UK Gambling Commission Tracks Fluctuating Consumer Engagement with Illegal Online Sites; VPN Surge Adds Detection Hurdles

Graph showing fluctuating trends in visits to illegal gambling websites from the UK Gambling Commission's latest data update

Recent Data Snapshot from the UKGC's Data Innovation Hub

The UK Gambling Commission published a detailed blog post detailing consumer engagement trends with illegal online gambling websites, covering the period from November 2025 through February 2026; this update, authored by Tim Livesley, Head of the Data Innovation Hub, draws on 21 months of monitoring to reveal patterns that fluctuate without sustained growth or discernible seasonal influences.
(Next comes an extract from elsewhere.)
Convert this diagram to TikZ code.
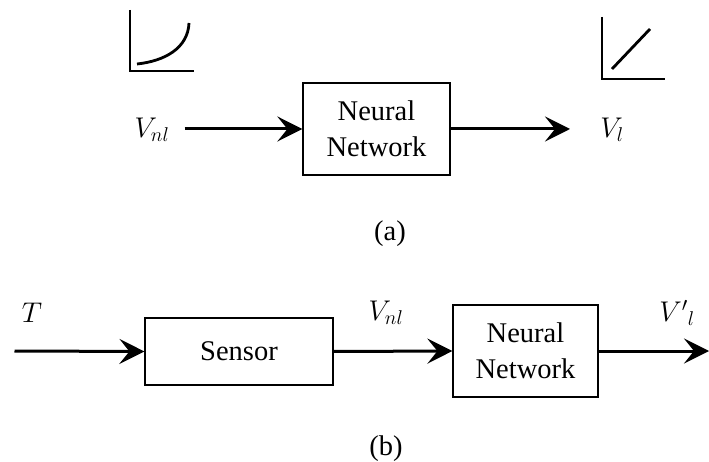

Data indicates steady but variable activity levels, where monthly visits hover around consistent baselines yet spike and dip unpredictably, refusing to climb toward any long-term upward trajectory. Experts tracking this space have observed how such stability challenges assumptions about rampant expansion in unregulated markets, especially as regulatory pressures mount across the UK landscape.

But here's the thing: while overall engagement remains contained, the figures underscore a priority area for regulators, given the risks posed by unlicensed operators who bypass consumer protections like age verification and fair play standards. Livesley emphasizes in the post that the Commission's approach now integrates multiple data streams to paint a fuller picture, helping to quantify harms that might otherwise slip through the cracks. And as of April 2026, with the data fresh from early-year months, observers note this report lands at a pivotal moment when enforcement tools continue to evolve.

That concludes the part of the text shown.